Tunisie – L’impossible procès Ben Ali

Il y a deux semaines, nous attirions déjà l’attention de nos lecteurs sur ce qui nous semblait être un véritable imbroglio judiciaire, s’agissant du procès par contumace de l’ex président Ben Ali. Au vu du triste spectacle donné à voir par la justice tunisienne lundi 5 juillet à l’occasion de son second procès, nos craintes s’avèrent largement fondées.

Car il n’y a pas que le nombre de chefs d’inculpation qui est en hausse depuis, en passant de 93 à 113, nouveau record en la matière. Chahut, cafouillages et plus généralement l’ambiance chaotique lors des audiences vont aussi de mal en pis. Dès la présentation des pièces à conviction (drogues, armes, mallettes pleines de billets, etc.), la salle s’indignait déjà bruyamment du fait que l’on veuille faire de Ben Ali un simple trafiquant.

Point d’orgue de la confusion d’un procès houleux : les avocats de la défense décidèrent de quitter tout bonnement l’audience à la mi-journée. Motif invoqué : en refusant de leur accorder le délai demandé (report de quelques jours) pour examiner le dossier de l’accusation et tenter de contacter leur client à Jeddah, « les juges n’ont pas respecté l’un des droits fondamentaux de tout justiciable » a déclaré Hosni Beji, l’un des avocats commis d’office. Un concert d’insultes aux cris de « traîtres à la révolution ! » et « vous devriez plutôt défendre les familles des victimes assassinées ! » accompagna leur sortie.

Si ces avocats affirment qu’œuvrer ainsi à un procès irréprochable est dans l’intérêt du peuple tunisien, certains observateurs de l’actualité politico-judiciaire du pays n’ont pas manqué de pointer du doigt d’autres explications à ce comportement plutôt inattendu. Le bras de fer observé aujourd’hui résulterait en effet également d’un récent épisode ayant envenimé les relations entre le corps des avocats et celui des magistrats. Ces derniers avaient causé le report du procès qui devait initialement se tenir le 1er juillet. Leur principal syndicat avait appelé à une grève en signe de protestation contre l’approbation du décret-loi régissant la profession d’avocat par le gouvernement de transition, « sans en avoir préalablement discuté avec les différentes parties concernées » dont les juges. Mme Samira Laabidi, présidente du syndicat, avait dénoncé les pratiques du ministère de la Justice et s’était plainte de « menaces graves qui ont été adressées au corps des magistrats », s’ils n’acceptaient pas les nouveaux privilèges accordés aux avocats. Un fond de grogne sociale qui vient donc compliquer encore plus la donne.

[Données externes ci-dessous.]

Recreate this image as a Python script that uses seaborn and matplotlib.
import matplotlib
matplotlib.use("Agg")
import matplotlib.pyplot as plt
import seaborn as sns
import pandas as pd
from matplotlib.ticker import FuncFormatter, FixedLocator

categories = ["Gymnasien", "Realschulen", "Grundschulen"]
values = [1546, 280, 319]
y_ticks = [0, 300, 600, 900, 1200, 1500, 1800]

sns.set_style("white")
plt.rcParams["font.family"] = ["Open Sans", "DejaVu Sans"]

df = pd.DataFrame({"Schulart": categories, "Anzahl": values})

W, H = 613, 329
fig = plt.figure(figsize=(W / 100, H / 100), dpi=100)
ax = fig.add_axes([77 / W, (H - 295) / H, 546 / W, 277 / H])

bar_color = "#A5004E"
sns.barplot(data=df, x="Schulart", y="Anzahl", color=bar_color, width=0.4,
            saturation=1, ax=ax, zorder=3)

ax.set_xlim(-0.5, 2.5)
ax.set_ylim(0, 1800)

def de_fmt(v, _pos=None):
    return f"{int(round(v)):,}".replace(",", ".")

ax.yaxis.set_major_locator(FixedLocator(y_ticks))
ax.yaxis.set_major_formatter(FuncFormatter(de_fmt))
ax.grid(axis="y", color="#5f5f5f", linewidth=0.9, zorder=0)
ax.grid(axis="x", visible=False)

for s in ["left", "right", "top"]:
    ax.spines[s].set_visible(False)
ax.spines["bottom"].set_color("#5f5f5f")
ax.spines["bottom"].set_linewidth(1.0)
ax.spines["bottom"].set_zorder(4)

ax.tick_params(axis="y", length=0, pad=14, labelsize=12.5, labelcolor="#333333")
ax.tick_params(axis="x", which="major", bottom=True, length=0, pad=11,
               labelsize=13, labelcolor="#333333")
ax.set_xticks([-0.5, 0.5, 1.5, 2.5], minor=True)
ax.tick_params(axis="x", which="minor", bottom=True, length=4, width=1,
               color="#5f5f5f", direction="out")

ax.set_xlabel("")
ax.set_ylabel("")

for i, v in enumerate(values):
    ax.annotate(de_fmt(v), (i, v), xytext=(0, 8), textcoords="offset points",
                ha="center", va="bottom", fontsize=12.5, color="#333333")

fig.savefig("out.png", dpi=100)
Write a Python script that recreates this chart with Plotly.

Par ailleurs, l’une des icônes de la révolution (portée entre autre par un corps des avocats tunisiens historiquement connu pour sa tradition contestataire), l’avocat Abdennaceur Laouini, présent au Palais de Justice de Tunis, a quant à lui alerté les médias nationaux au soir du procès sur un aspect primordial et par trop souvent négligé à tort selon lui : le fait de savoir si Ben Ali jouissait d’une immunité judiciaire au moment des faits qui lui sont reprochés. Auquel cas, le recours devient nécessaire à un tribunal d’exception, équivalent en France de la Cour de justice de la République, seul type de juridiction à avoir la légitimité et les prérogatives pour juger ministres et chefs d’Etats, le Tribunal militaire permanent de Tunis ayant renvoyé l’affaire au civil.

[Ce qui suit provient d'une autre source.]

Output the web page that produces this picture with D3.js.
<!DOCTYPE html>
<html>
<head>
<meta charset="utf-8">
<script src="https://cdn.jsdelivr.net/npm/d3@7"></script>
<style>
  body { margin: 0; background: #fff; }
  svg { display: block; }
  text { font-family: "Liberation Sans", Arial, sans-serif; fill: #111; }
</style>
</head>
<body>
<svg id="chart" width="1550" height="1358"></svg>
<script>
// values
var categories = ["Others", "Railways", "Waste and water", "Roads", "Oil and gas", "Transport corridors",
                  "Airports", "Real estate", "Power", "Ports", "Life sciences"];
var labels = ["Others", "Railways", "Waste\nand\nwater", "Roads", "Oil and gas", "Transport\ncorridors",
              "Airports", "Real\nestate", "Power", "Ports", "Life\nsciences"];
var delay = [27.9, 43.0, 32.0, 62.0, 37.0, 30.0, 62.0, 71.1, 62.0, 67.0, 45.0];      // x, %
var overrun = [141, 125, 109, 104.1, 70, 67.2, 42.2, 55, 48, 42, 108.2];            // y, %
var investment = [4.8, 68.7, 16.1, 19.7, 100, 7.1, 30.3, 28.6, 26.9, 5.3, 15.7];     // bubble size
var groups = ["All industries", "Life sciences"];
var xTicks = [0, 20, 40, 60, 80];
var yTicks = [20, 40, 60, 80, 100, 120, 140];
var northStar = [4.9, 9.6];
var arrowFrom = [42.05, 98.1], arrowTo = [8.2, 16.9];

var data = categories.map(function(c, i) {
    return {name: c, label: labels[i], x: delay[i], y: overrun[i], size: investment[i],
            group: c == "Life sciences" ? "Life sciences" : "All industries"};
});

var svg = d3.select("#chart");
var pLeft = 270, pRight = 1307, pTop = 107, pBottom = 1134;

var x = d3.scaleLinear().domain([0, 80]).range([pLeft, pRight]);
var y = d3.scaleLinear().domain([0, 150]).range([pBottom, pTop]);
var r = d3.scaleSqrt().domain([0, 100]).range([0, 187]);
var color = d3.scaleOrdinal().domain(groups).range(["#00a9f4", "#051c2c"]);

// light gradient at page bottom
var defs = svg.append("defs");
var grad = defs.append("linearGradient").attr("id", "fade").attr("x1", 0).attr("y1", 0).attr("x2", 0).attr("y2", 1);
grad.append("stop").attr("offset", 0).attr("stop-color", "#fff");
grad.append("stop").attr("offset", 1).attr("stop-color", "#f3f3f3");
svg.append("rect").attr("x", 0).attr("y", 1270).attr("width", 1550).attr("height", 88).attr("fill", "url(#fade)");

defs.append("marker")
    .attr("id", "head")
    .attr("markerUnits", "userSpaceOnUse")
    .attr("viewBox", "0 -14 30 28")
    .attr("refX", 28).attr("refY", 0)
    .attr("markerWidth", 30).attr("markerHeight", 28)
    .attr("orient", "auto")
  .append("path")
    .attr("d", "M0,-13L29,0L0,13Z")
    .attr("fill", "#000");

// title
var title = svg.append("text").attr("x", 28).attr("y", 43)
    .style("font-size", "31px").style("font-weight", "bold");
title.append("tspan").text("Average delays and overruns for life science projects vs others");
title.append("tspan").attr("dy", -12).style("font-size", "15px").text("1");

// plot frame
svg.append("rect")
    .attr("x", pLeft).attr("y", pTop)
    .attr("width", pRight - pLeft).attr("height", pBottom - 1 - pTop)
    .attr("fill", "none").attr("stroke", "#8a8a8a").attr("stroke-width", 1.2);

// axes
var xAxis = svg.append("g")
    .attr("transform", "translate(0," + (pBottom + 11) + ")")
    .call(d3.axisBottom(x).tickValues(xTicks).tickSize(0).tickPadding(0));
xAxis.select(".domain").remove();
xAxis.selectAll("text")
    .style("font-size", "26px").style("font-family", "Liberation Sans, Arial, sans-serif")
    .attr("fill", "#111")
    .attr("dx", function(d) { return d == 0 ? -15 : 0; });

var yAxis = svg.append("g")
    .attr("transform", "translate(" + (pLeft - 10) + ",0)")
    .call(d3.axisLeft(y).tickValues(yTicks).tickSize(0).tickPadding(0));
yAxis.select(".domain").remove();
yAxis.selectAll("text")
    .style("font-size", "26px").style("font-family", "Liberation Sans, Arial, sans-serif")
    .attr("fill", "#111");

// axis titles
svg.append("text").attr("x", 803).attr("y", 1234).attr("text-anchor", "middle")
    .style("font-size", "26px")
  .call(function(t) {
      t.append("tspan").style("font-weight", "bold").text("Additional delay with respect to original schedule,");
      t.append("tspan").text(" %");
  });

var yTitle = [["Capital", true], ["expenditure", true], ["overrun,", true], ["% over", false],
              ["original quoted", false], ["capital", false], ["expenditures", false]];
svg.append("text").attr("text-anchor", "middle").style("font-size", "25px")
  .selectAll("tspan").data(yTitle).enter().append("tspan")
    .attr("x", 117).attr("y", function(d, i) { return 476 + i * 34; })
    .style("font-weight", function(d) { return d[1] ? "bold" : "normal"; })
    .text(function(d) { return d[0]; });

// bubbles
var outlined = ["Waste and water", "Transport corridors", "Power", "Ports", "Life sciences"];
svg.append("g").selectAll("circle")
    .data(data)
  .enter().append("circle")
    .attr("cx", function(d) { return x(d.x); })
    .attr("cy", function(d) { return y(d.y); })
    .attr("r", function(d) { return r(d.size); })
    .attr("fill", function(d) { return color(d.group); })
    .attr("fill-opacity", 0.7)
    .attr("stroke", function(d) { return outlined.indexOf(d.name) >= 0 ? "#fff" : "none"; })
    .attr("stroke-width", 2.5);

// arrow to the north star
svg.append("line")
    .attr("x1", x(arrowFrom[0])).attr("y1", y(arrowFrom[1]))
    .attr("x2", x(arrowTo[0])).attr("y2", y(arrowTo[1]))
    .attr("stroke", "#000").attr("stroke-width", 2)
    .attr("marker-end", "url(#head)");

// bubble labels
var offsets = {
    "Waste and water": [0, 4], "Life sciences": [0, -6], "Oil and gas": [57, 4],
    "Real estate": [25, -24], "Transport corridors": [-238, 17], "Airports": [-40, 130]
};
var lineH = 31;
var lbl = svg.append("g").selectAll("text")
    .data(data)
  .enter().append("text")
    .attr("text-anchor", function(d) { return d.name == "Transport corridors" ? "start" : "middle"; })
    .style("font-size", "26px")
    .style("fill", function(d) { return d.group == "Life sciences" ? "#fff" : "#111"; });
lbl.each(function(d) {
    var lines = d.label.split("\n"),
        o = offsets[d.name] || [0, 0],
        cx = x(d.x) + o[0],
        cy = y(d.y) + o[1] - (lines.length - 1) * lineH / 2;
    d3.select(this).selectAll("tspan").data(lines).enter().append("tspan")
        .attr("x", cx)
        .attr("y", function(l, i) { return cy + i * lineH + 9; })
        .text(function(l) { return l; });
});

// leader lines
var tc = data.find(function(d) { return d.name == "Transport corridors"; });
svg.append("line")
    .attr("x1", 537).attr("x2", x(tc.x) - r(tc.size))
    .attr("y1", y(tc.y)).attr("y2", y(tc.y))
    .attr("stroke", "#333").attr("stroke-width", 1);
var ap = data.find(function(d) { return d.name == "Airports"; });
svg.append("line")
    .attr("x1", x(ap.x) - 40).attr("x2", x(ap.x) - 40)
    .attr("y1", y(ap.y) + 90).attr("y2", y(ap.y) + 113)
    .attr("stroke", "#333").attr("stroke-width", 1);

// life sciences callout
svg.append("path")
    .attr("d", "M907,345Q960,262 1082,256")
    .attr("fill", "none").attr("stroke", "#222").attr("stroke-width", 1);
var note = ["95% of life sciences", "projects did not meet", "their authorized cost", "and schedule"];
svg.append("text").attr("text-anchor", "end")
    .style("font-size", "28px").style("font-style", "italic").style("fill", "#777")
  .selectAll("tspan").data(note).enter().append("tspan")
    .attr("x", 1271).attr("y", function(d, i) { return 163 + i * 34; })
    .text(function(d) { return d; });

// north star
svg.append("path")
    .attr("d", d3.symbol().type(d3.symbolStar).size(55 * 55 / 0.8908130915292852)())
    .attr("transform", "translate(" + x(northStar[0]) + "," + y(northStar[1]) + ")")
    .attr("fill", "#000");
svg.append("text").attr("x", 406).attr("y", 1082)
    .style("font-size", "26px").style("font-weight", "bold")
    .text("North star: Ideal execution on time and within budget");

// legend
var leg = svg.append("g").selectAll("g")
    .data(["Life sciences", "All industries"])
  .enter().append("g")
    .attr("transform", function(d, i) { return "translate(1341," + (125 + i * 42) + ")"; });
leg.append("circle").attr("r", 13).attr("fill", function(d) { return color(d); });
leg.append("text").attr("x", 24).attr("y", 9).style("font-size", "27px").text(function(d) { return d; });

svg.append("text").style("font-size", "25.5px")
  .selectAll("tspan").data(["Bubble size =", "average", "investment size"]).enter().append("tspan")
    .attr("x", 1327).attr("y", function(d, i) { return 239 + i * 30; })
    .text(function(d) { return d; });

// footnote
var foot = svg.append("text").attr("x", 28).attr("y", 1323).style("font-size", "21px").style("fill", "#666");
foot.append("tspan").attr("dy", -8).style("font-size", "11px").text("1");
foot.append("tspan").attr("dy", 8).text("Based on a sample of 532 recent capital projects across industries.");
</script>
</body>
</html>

Le monde entier regarde la Tunisie post révolutionnaire gérer sa sortie de crise. La façon dont elle juge les dignitaires de l’ex régime, son président déchu en tête, sera capitale : un procès non équitable serait une victoire pour Ben Ali et sa défense qui ne manqueraient pas de s’engouffrer dans les moindres failles de la procédure. Star du barreau libanais, Akram Azouri s’est fait une spécialité de prendre en attendant à témoin la communauté internationale sur le caractère politique de la procédure dont fait objet son client. Faire barrage à toute velléité d’extradition, telle est clairement sa stratégie, seule carte à jouer du reste. Et force est de constater que plus la cacophonie s’installe à Tunis, plus le piège se referme sur une justice décidément bien en difficulté.